• Required work
Exclude any images and output the remaining records exactly.

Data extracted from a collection
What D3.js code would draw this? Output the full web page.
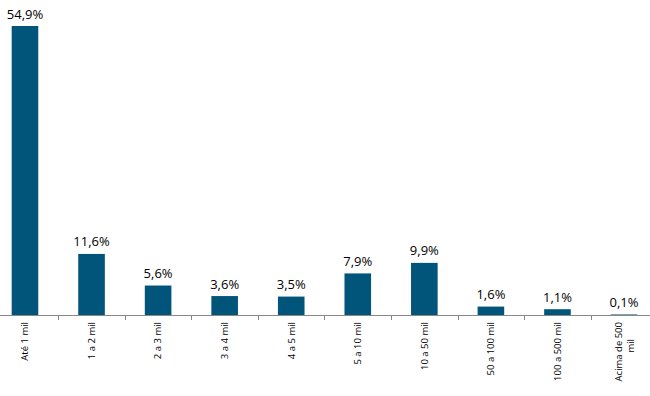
<!DOCTYPE html>
<html><head><meta charset="utf-8">
<script src="https://cdn.jsdelivr.net/npm/d3@7"></script>
<style>body{margin:0;background:#fff}svg{display:block}</style>
</head><body>
<svg id="c" width="650" height="396"></svg>
<script>
const categories = ["Até 1 mil","1 a 2 mil","2 a 3 mil","3 a 4 mil","4 a 5 mil","5 a 10 mil","10 a 50 mil","50 a 100 mil","100 a 500 mil","Acima de 500 mil"];
const values = [54.9, 11.6, 5.6, 3.6, 3.5, 7.9, 9.9, 1.6, 1.1, 0.1];
const valueLabels = ["54,9%","11,6%","5,6%","3,6%","3,5%","7,9%","9,9%","1,6%","1,1%","0,1%"];

const svg = d3.select("#c");
const baseY = 315;
const band = d3.scaleBand().domain(categories).range([-8.3, 657.3]);
const y = d3.scaleLinear().domain([0, 54.9]).range([baseY, 26]);

svg.selectAll("rect.bar").data(values).join("rect")
  .attr("class","bar")
  .attr("x",(d,i)=>band(categories[i]) + band.bandwidth()/2 - 13.3)
  .attr("width",26.6)
  .attr("y",d=>y(d))
  .attr("height",d=>baseY - y(d))
  .attr("fill","#02557a");

svg.selectAll("text.val").data(values).join("text")
  .attr("class","val")
  .attr("x",(d,i)=>band(categories[i]) + band.bandwidth()/2)
  .attr("y",d=>y(d) - 7.5)
  .attr("text-anchor","middle")
  .attr("font-family","'Open Sans', sans-serif")
  .attr("font-size",13)
  .attr("fill","#000")
  .text((d,i)=>valueLabels[i]);

const g = svg.append("g").attr("transform",`translate(0,${baseY})`);
g.append("line").attr("x1",0).attr("x2",650).attr("y1",0.5).attr("y2",0.5).attr("stroke","#888").attr("stroke-width",1);
const bounds = categories.map(c=>band(c)).concat([band(categories[categories.length-1]) + band.bandwidth()]);
g.selectAll("line.tk").data(bounds.filter(b=>b>0 && b<650)).join("line")
  .attr("class","tk")
  .attr("x1",d=>Math.round(d)+0.5).attr("x2",d=>Math.round(d)+0.5)
  .attr("y1",0).attr("y2",5)
  .attr("stroke","#888");

categories.forEach((c,i)=>{
  const cx = band(c) + band.bandwidth()/2;
  const t = svg.append("text")
    .attr("transform",`translate(${cx},322) rotate(-90)`)
    .attr("text-anchor","end")
    .attr("font-family","'Open Sans', sans-serif")
    .attr("font-size",9.5)
    .attr("fill","#000");
  if (c === "Acima de 500 mil") {
    t.append("tspan").attr("x",0).attr("dy","-0.2em").text("Acima de 500");
    t.append("tspan").attr("x",-17).attr("dy","1.2em").text("mil");
  } else {
    t.attr("dy","0.35em").text(c);
  }
});
</script>
</body></html>
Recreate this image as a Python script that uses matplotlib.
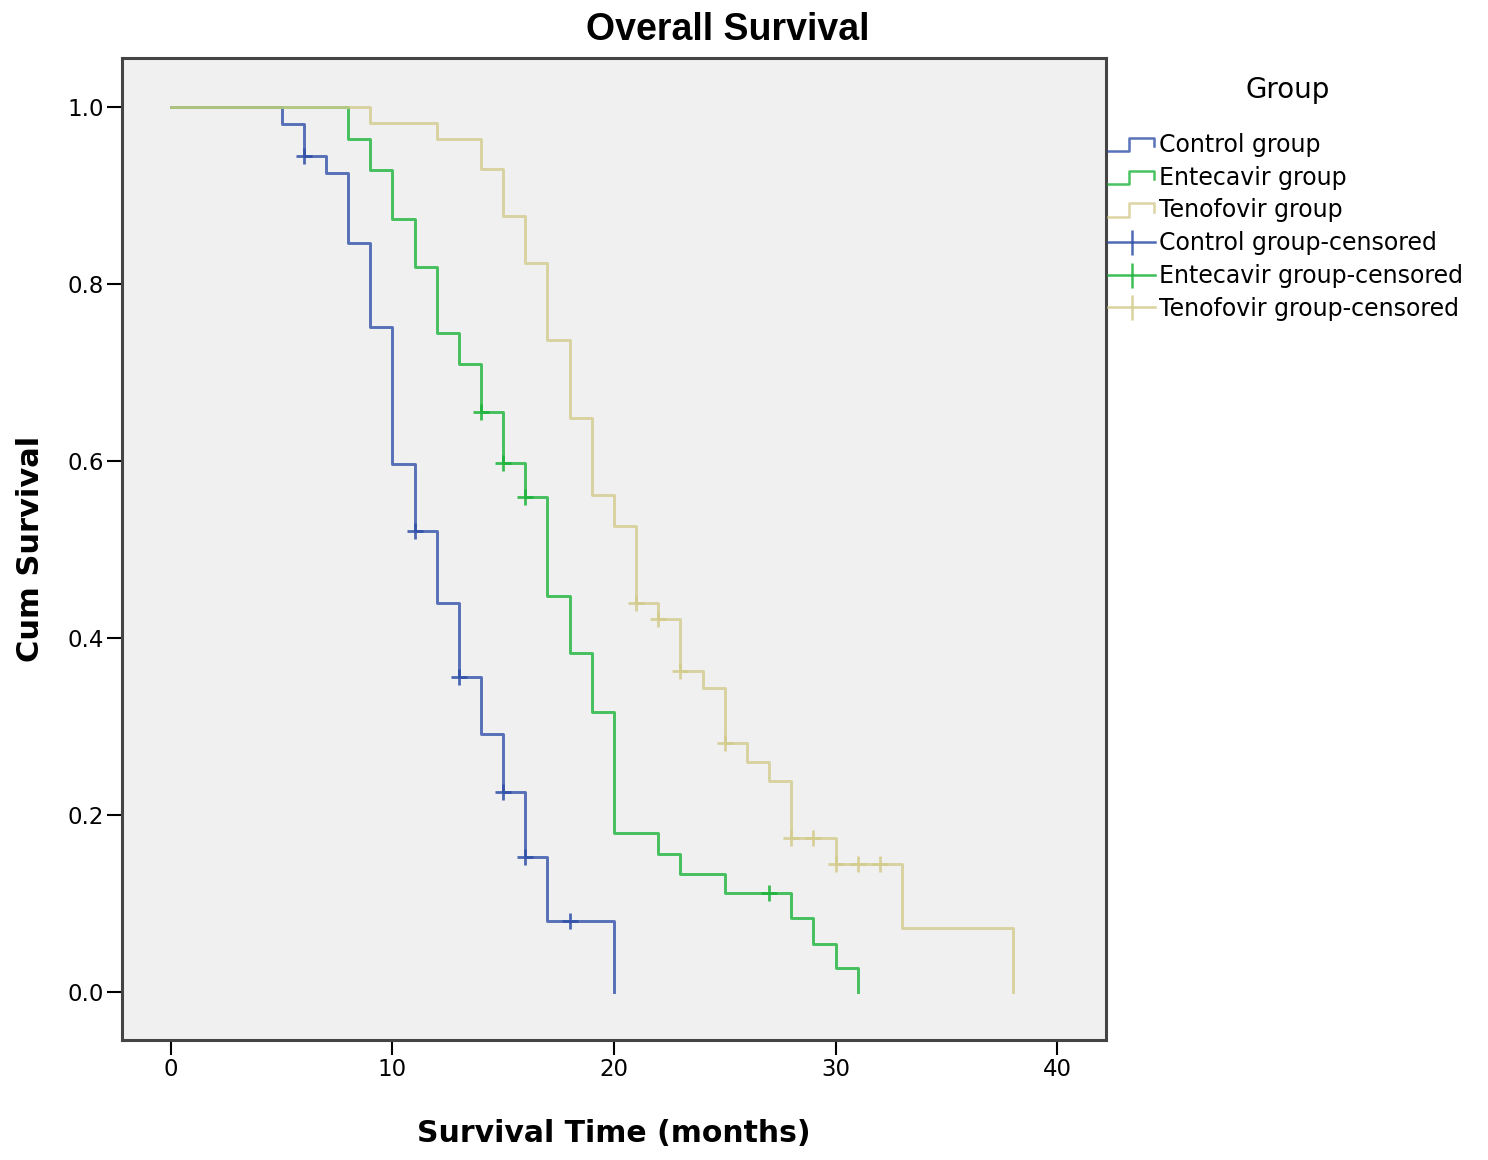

• Written response
What D3.js code would draw this? Output the full web page.
<!DOCTYPE html>
<html><head><meta charset="utf-8">
<script src="https://cdn.jsdelivr.net/npm/d3@7"></script>
<style>body{margin:0;background:#fff}svg{display:block}</style>
</head><body>
<svg id="c" width="650" height="396"></svg>
<script>
const categories = ["Até 1 mil","1 a 2 mil","2 a 3 mil","3 a 4 mil","4 a 5 mil","5 a 10 mil","10 a 50 mil","50 a 100 mil","100 a 500 mil","Acima de 500 mil"];
const values = [54.9, 11.6, 5.6, 3.6, 3.5, 7.9, 9.9, 1.6, 1.1, 0.1];
const valueLabels = ["54,9%","11,6%","5,6%","3,6%","3,5%","7,9%","9,9%","1,6%","1,1%","0,1%"];

const svg = d3.select("#c");
const baseY = 315;
const band = d3.scaleBand().domain(categories).range([-8.3, 657.3]);
const y = d3.scaleLinear().domain([0, 54.9]).range([baseY, 26]);

svg.selectAll("rect.bar").data(values).join("rect")
  .attr("class","bar")
  .attr("x",(d,i)=>band(categories[i]) + band.bandwidth()/2 - 13.3)
  .attr("width",26.6)
  .attr("y",d=>y(d))
  .attr("height",d=>baseY - y(d))
  .attr("fill","#02557a");

svg.selectAll("text.val").data(values).join("text")
  .attr("class","val")
  .attr("x",(d,i)=>band(categories[i]) + band.bandwidth()/2)
  .attr("y",d=>y(d) - 7.5)
  .attr("text-anchor","middle")
  .attr("font-family","'Open Sans', sans-serif")
  .attr("font-size",13)
  .attr("fill","#000")
  .text((d,i)=>valueLabels[i]);

const g = svg.append("g").attr("transform",`translate(0,${baseY})`);
g.append("line").attr("x1",0).attr("x2",650).attr("y1",0.5).attr("y2",0.5).attr("stroke","#888").attr("stroke-width",1);
const bounds = categories.map(c=>band(c)).concat([band(categories[categories.length-1]) + band.bandwidth()]);
g.selectAll("line.tk").data(bounds.filter(b=>b>0 && b<650)).join("line")
  .attr("class","tk")
  .attr("x1",d=>Math.round(d)+0.5).attr("x2",d=>Math.round(d)+0.5)
  .attr("y1",0).attr("y2",5)
  .attr("stroke","#888");

categories.forEach((c,i)=>{
  const cx = band(c) + band.bandwidth()/2;
  const t = svg.append("text")
    .attr("transform",`translate(${cx},322) rotate(-90)`)
    .attr("text-anchor","end")
    .attr("font-family","'Open Sans', sans-serif")
    .attr("font-size",9.5)
    .attr("fill","#000");
  if (c === "Acima de 500 mil") {
    t.append("tspan").attr("x",0).attr("dy","-0.2em").text("Acima de 500");
    t.append("tspan").attr("x",-17).attr("dy","1.2em").text("mil");
  } else {
    t.attr("dy","0.35em").text(c);
  }
});
</script>
</body></html>
Recreate this image as a Python script that uses matplotlib.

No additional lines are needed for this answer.